• **TO BE DONE**
Restate the listing below word for word, omitting any images.

• **COLLECTED DATA**
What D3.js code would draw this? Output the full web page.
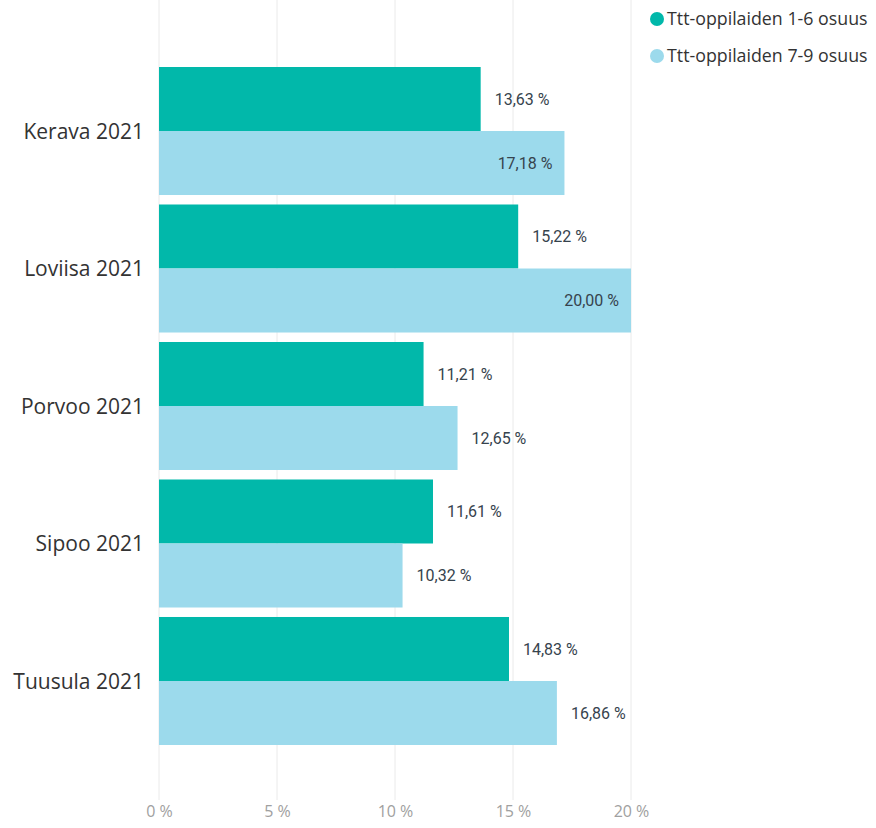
<!DOCTYPE html>
<html><head><meta charset="utf-8">
<script src="https://cdn.jsdelivr.net/npm/d3@7"></script>
<style>
body{margin:0;background:#fff;}
svg{display:block;}
</style></head>
<body>
<svg id="chart" width="876" height="828"></svg>
<script>
const categories = ["Kerava 2021","Loviisa 2021","Porvoo 2021","Sipoo 2021","Tuusula 2021"];
const seriesNames = ["Ttt-oppilaiden 1-6 osuus","Ttt-oppilaiden 7-9 osuus"];
const values16 = [13.63,15.22,11.21,11.61,14.83];
const values79 = [17.18,20.00,12.65,10.32,16.86];
const xTicks = [0,5,10,15,20];
const colors = ["#01B8AA","#9CDAEC"];

const svg = d3.select("#chart");
const x = d3.scaleLinear().domain([0,20]).range([159,631]);
const y = d3.scaleBand().domain(categories).range([67,745]).paddingInner(0.069).paddingOuter(0);
const ySub = d3.scaleBand().domain([0,1]).range([0,y.bandwidth()]);

// gridlines
svg.append("g").selectAll("line").data(xTicks).join("line")
  .attr("x1",d=>x(d)).attr("x2",d=>x(d)).attr("y1",0).attr("y2",800)
  .attr("stroke","#EAEAEA").attr("stroke-width",1);

// x axis labels
const xAxis = d3.axisBottom(x).tickValues(xTicks).tickSize(0).tickPadding(0).tickFormat(d=>d+" %");
const gx = svg.append("g").attr("transform","translate(0,806)").call(xAxis);
gx.select(".domain").remove();
gx.selectAll("text").attr("fill","#A0A0A0").attr("font-size","16px").attr("font-family","'Open Sans',sans-serif");

// y axis labels
const yAxis = d3.axisLeft(y).tickSize(0).tickPadding(15);
const gy = svg.append("g").attr("transform","translate(159,0)").call(yAxis);
gy.select(".domain").remove();
gy.selectAll("text").attr("fill","#333").attr("font-size","21px").attr("font-family","'Open Sans',sans-serif").attr("dy","0.36em");

const rows = categories.map((c,i)=>({cat:c, vals:[values16[i],values79[i]]}));
const groups = svg.append("g").selectAll("g").data(rows).join("g")
  .attr("transform",d=>`translate(0,${y(d.cat)})`);

groups.selectAll("rect").data(d=>d.vals.map((v,k)=>({v,k}))).join("rect")
  .attr("x",x(0)).attr("y",d=>ySub(d.k)).attr("height",ySub.bandwidth())
  .attr("width",d=>x(d.v)-x(0)).attr("fill",d=>colors[d.k]);

groups.selectAll("text.val").data(d=>d.vals.map((v,k)=>({v,k}))).join("text")
  .attr("class","val")
  .attr("y",d=>ySub(d.k)+ySub.bandwidth()/2)
  .attr("dy","0.35em")
  .attr("font-size","16px")
  .attr("font-family","'Roboto',sans-serif")
  .attr("fill","#36434d")
  .text(d=>d.v.toFixed(2).replace(".",",")+" %")
  .each(function(d){
    const w = this.getComputedTextLength();
    const end = x(d.v);
    if (end + 14 + w <= x(20)) {
      d3.select(this).attr("x", end+14).attr("text-anchor","start");
    } else {
      d3.select(this).attr("x", end-12).attr("text-anchor","end");
    }
  });

// legend
const legend = svg.append("g");
seriesNames.forEach((s,i)=>{
  const yy = 19 + i*37;
  legend.append("circle").attr("cx",657).attr("cy",yy).attr("r",7).attr("fill",colors[i]);
  legend.append("text").attr("x",667).attr("y",yy).attr("dy","0.35em")
    .attr("font-size","17.8px").attr("font-family","'Open Sans',sans-serif").attr("fill","#333").text(s);
});
</script>
</body></html>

• **ANSWER TO THE TASK**
What D3.js code would draw this? Output the full web page.
<!DOCTYPE html>
<html><head><meta charset="utf-8">
<script src="https://cdn.jsdelivr.net/npm/d3@7"></script>
<style>
body{margin:0;background:#fff;}
svg{display:block;}
</style></head>
<body>
<svg id="chart" width="876" height="828"></svg>
<script>
const categories = ["Kerava 2021","Loviisa 2021","Porvoo 2021","Sipoo 2021","Tuusula 2021"];
const seriesNames = ["Ttt-oppilaiden 1-6 osuus","Ttt-oppilaiden 7-9 osuus"];
const values16 = [13.63,15.22,11.21,11.61,14.83];
const values79 = [17.18,20.00,12.65,10.32,16.86];
const xTicks = [0,5,10,15,20];
const colors = ["#01B8AA","#9CDAEC"];

const svg = d3.select("#chart");
const x = d3.scaleLinear().domain([0,20]).range([159,631]);
const y = d3.scaleBand().domain(categories).range([67,745]).paddingInner(0.069).paddingOuter(0);
const ySub = d3.scaleBand().domain([0,1]).range([0,y.bandwidth()]);

// gridlines
svg.append("g").selectAll("line").data(xTicks).join("line")
  .attr("x1",d=>x(d)).attr("x2",d=>x(d)).attr("y1",0).attr("y2",800)
  .attr("stroke","#EAEAEA").attr("stroke-width",1);

// x axis labels
const xAxis = d3.axisBottom(x).tickValues(xTicks).tickSize(0).tickPadding(0).tickFormat(d=>d+" %");
const gx = svg.append("g").attr("transform","translate(0,806)").call(xAxis);
gx.select(".domain").remove();
gx.selectAll("text").attr("fill","#A0A0A0").attr("font-size","16px").attr("font-family","'Open Sans',sans-serif");

// y axis labels
const yAxis = d3.axisLeft(y).tickSize(0).tickPadding(15);
const gy = svg.append("g").attr("transform","translate(159,0)").call(yAxis);
gy.select(".domain").remove();
gy.selectAll("text").attr("fill","#333").attr("font-size","21px").attr("font-family","'Open Sans',sans-serif").attr("dy","0.36em");

const rows = categories.map((c,i)=>({cat:c, vals:[values16[i],values79[i]]}));
const groups = svg.append("g").selectAll("g").data(rows).join("g")
  .attr("transform",d=>`translate(0,${y(d.cat)})`);

groups.selectAll("rect").data(d=>d.vals.map((v,k)=>({v,k}))).join("rect")
  .attr("x",x(0)).attr("y",d=>ySub(d.k)).attr("height",ySub.bandwidth())
  .attr("width",d=>x(d.v)-x(0)).attr("fill",d=>colors[d.k]);

groups.selectAll("text.val").data(d=>d.vals.map((v,k)=>({v,k}))).join("text")
  .attr("class","val")
  .attr("y",d=>ySub(d.k)+ySub.bandwidth()/2)
  .attr("dy","0.35em")
  .attr("font-size","16px")
  .attr("font-family","'Roboto',sans-serif")
  .attr("fill","#36434d")
  .text(d=>d.v.toFixed(2).replace(".",",")+" %")
  .each(function(d){
    const w = this.getComputedTextLength();
    const end = x(d.v);
    if (end + 14 + w <= x(20)) {
      d3.select(this).attr("x", end+14).attr("text-anchor","start");
    } else {
      d3.select(this).attr("x", end-12).attr("text-anchor","end");
    }
  });

// legend
const legend = svg.append("g");
seriesNames.forEach((s,i)=>{
  const yy = 19 + i*37;
  legend.append("circle").attr("cx",657).attr("cy",yy).attr("r",7).attr("fill",colors[i]);
  legend.append("text").attr("x",667).attr("y",yy).attr("dy","0.35em")
    .attr("font-size","17.8px").attr("font-family","'Open Sans',sans-serif").attr("fill","#333").text(s);
});
</script>
</body></html>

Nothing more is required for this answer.